How Trump Could Ride the Asian Energy Boom
As expected, reactions to Donald Trump’s decision to withdraw the U.S. from the Paris climate accord perfectly exemplified the boundless hypocrisy of the left. Barely was the move was officially announced than world leaders, environmentalists, and commentators alike were falling over themselves to condemn his decision as an unmitigated disaster for the future of the planet. French President Emmanuel Macron used his American counterpart’s decision as an excuse to launch an absurd publicity stunt in which he disingenuously invited U.S. climate scientists to move to France to continue their work. Meanwhile, members of the mainstream media from the New York Times to Quartz to the Washington Post declared the president was well on his way to “destroying the planet,” and as has become par for the course ever since Trump’s election, pundits reiterated their claims that it’s now China that is the Earth’s green energy savior.

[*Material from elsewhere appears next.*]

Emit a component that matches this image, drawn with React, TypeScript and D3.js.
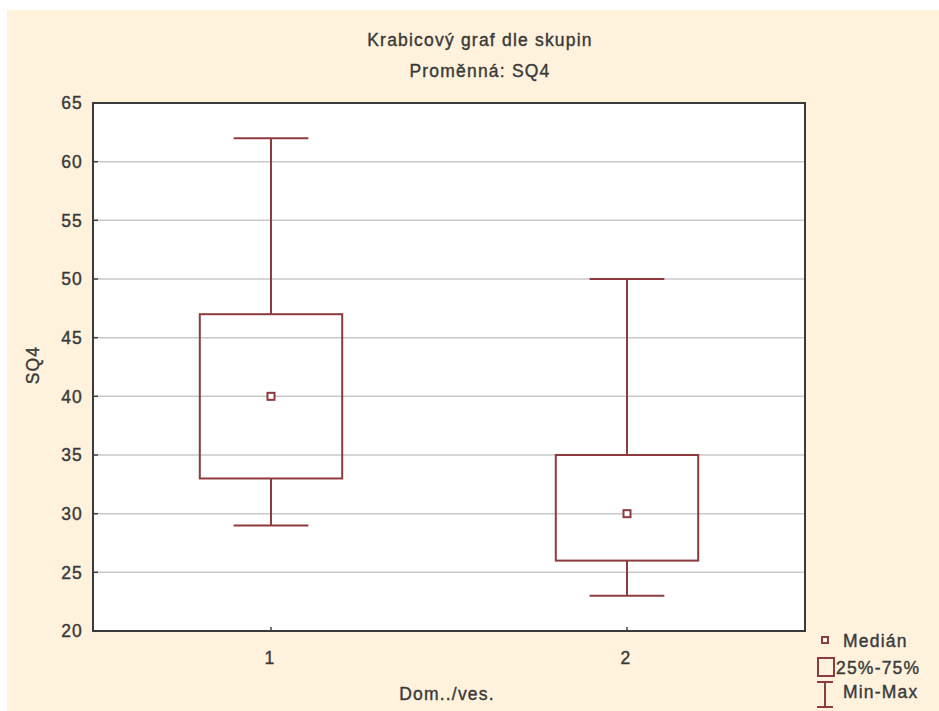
import React from "react";
import * as d3 from "d3";

const categories = ["1", "2"];
const mins = [29, 23];
const q1s = [33, 26];
const medians = [40, 30];
const q3s = [47, 35];
const maxs = [62, 50];
const yTicks = [20, 25, 30, 35, 40, 45, 50, 55, 60, 65];

const W = 939, H = 711;
const plot = { left: 93, right: 805, top: 103, bottom: 631 };
const RED = "#8e3b3f";
const TEXT = "#3a3a3a";
const FONT = "'Liberation Sans', Arial, sans-serif";
const FS = 17.5;
const LS = 1.2;

export default function App() {
  const x = d3.scaleLinear().domain([0.5, 2.5]).range([plot.left, plot.right]);
  const y = d3.scaleLinear().domain([20, 65]).range([plot.bottom, plot.top]);
  const boxHalf = x(1.2) - x(1);
  const capHalf = x(1.105) - x(1);
  const tp = { fontSize: FS, letterSpacing: LS, fill: TEXT, stroke: TEXT, strokeWidth: 0.4 } as any;
  return (
    <svg width={W} height={H} style={{ position: "absolute", left: 0, top: 0 }} fontFamily={FONT}>
      <rect x={7} y={10} width={W - 7} height={H - 10} fill="#fef2dd" />
      <rect x={plot.left} y={plot.top} width={plot.right - plot.left} height={plot.bottom - plot.top} fill="#ffffff" />
      {yTicks.map((t) => (
        <g key={t}>
          {t !== 20 && t !== 65 && (
            <line x1={plot.left} x2={plot.right} y1={y(t)} y2={y(t)} stroke="#c8c8c8" strokeWidth={1.5} />
          )}
          <line x1={plot.left} x2={plot.left + 5} y1={y(t)} y2={y(t)} stroke="#444" strokeWidth={1.5} />
          <text x={83} y={y(t)} dy="0.36em" textAnchor="end" {...tp}>{t}</text>
        </g>
      ))}
      {categories.map((c, i) => {
        const cx = x(i + 1);
        return (
          <g key={c}>
            <line x1={cx} x2={cx} y1={plot.bottom} y2={plot.bottom - 4} stroke="#444" strokeWidth={1.5} />
            <text x={cx - 1} y={664} textAnchor="middle" {...tp}>{c}</text>
            <line x1={cx} x2={cx} y1={y(maxs[i])} y2={y(q3s[i])} stroke={RED} strokeWidth={2} />
            <line x1={cx} x2={cx} y1={y(q1s[i])} y2={y(mins[i])} stroke={RED} strokeWidth={2} />
            <line x1={cx - capHalf} x2={cx + capHalf} y1={y(maxs[i])} y2={y(maxs[i])} stroke={RED} strokeWidth={2} />
            <line x1={cx - capHalf} x2={cx + capHalf} y1={y(mins[i])} y2={y(mins[i])} stroke={RED} strokeWidth={2} />
            <rect x={cx - boxHalf} y={y(q3s[i])} width={2 * boxHalf} height={y(q1s[i]) - y(q3s[i])} fill="none" stroke={RED} strokeWidth={2} />
            <rect x={cx - 3.5} y={y(medians[i]) - 3.5} width={7} height={7} fill="#fff" stroke={RED} strokeWidth={2} />
          </g>
        );
      })}
      <rect x={plot.left} y={plot.top} width={plot.right - plot.left} height={plot.bottom - plot.top} fill="none" stroke="#3a3a3a" strokeWidth={2} />
      <text x={480} y={46} textAnchor="middle" {...tp}>Krabicový graf dle skupin</text>
      <text x={480} y={77} textAnchor="middle" {...tp}>Proměnná: SQ4</text>
      <text transform={`translate(39,${(plot.top + plot.bottom) / 2 - 2}) rotate(-90)`} textAnchor="middle" {...tp}>SQ4</text>
      <text x={447} y={700} textAnchor="middle" {...tp}>Dom../ves.</text>
      {/* legend */}
      <rect x={822} y={637} width={6} height={6} fill="#fff" stroke={RED} strokeWidth={2} />
      <text x={843} y={647} {...tp}>Medián</text>
      <rect x={818} y={658} width={16} height={18} fill="none" stroke={RED} strokeWidth={2} />
      <text x={836} y={674} {...tp}>25%-75%</text>
      <line x1={817} x2={833} y1={682} y2={682} stroke={RED} strokeWidth={2} />
      <line x1={825} x2={825} y1={682} y2={707} stroke={RED} strokeWidth={2} />
      <line x1={817} x2={833} y1={707} y2={707} stroke={RED} strokeWidth={2} />
      <text x={843} y={698} {...tp}>Min-Max</text>
    </svg>
  );
}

When it was revealed weeks later that China, Japan, and South Korea -- all of which are party to the Paris agreement -- had been funding new coal-fired energy plants in Indonesia over the past several years, the silence from the green lobby was deafening. It appears that so-called environmentalists are willing to turn a blind eye to China and other countries’ investments in fossil fuels, even as they continue to bash the administration for attempting to shift U.S. energy policy towards natural gas and clean coal.
While it would display a little more evenhandedness if the green lobby were to go after China, Japan, and South Korea with the same gusto as it pursues the White House over its energy policy, it would be equally wrongheaded for it to do so. Like the Trump administration, these countries have been pragmatic enough to accept that the use of fossil fuels will continue for the foreseeable future, particularly in emerging economies. They also acknowledge that new ‘clean coal’ generation technologies have the potential to greatly reduce carbon emissions and provide affordable, reliable power as cleaner energy sources mature. The simple truth of the matter is that clean energy is far too expensive to fully meet the energy needs a nation bigger than Norway at this stage, making the continued development of cleaner fossil fuel power sources critical, as much as green activists hate to admit it.
As a result, the Trump administration has wisely chosen to eschew the maniacal pursuit of immature renewables that stand little chance of meeting the world’s immediate or medium-term energy needs in favor of a strategy that promotes investment in clean coal technology and U.S. exports of natural gas, coal, and petroleum. While the White House’s energy policy may not fit a hysterical media narrative that demands an immediate end to the use of fossil fuels, Trump’s strategy of backing clean coal and other emerging technologies is the only way to ensure the world can affordably meet its energy needs while minimizing pollution.
The U.S. is also taking a fresh approach to global energy policy following the Pollyannaish strategies of the Obama years. Backing up leaders of developing countries such as Nigeria and figures like former Secretary General of the United Nations Kofi Annan, the White House has called out the West’s rank hypocrisy in blocking poorer economies from leveraging coal resources to meet the needs of the hundreds of millions of people who are still off the grid. Acknowledging their concerns as legitimate, the Trump administration is pushing for a shift in the World Bank’s policy to allow for the construction of new clean coal-powered plants around the world, using its seat on the board of the UN’s Green Climate Fund to promote more investment in clean coal technologies in developing countries.
But while encouraging multilateral development banks to lift restrictions on funding clean coal-fired power plants is a good start, the White House needs to truly invest in its energy vision if it wants to achieve its goals and prove its critics from the green lobby wrong. Unfortunately, the Trump administration appears reluctant to put its money where its mouth is when it comes to financing clean energy innovation, having cut the budget of the Department of Energy’s Office of Fossil Energy, which researches new technologies that could facilitate the cleaner and safer use of so-called dirty fuels.
However, if the White House doesn’t start to catch up and invest in its energy vision, East Asian powers will start to reap the benefits of every major energy opportunity that arises, whether it be carbon-based or renewable, all the while avoiding the opprobrium heaped on the Trump administration for pursuing similar policies.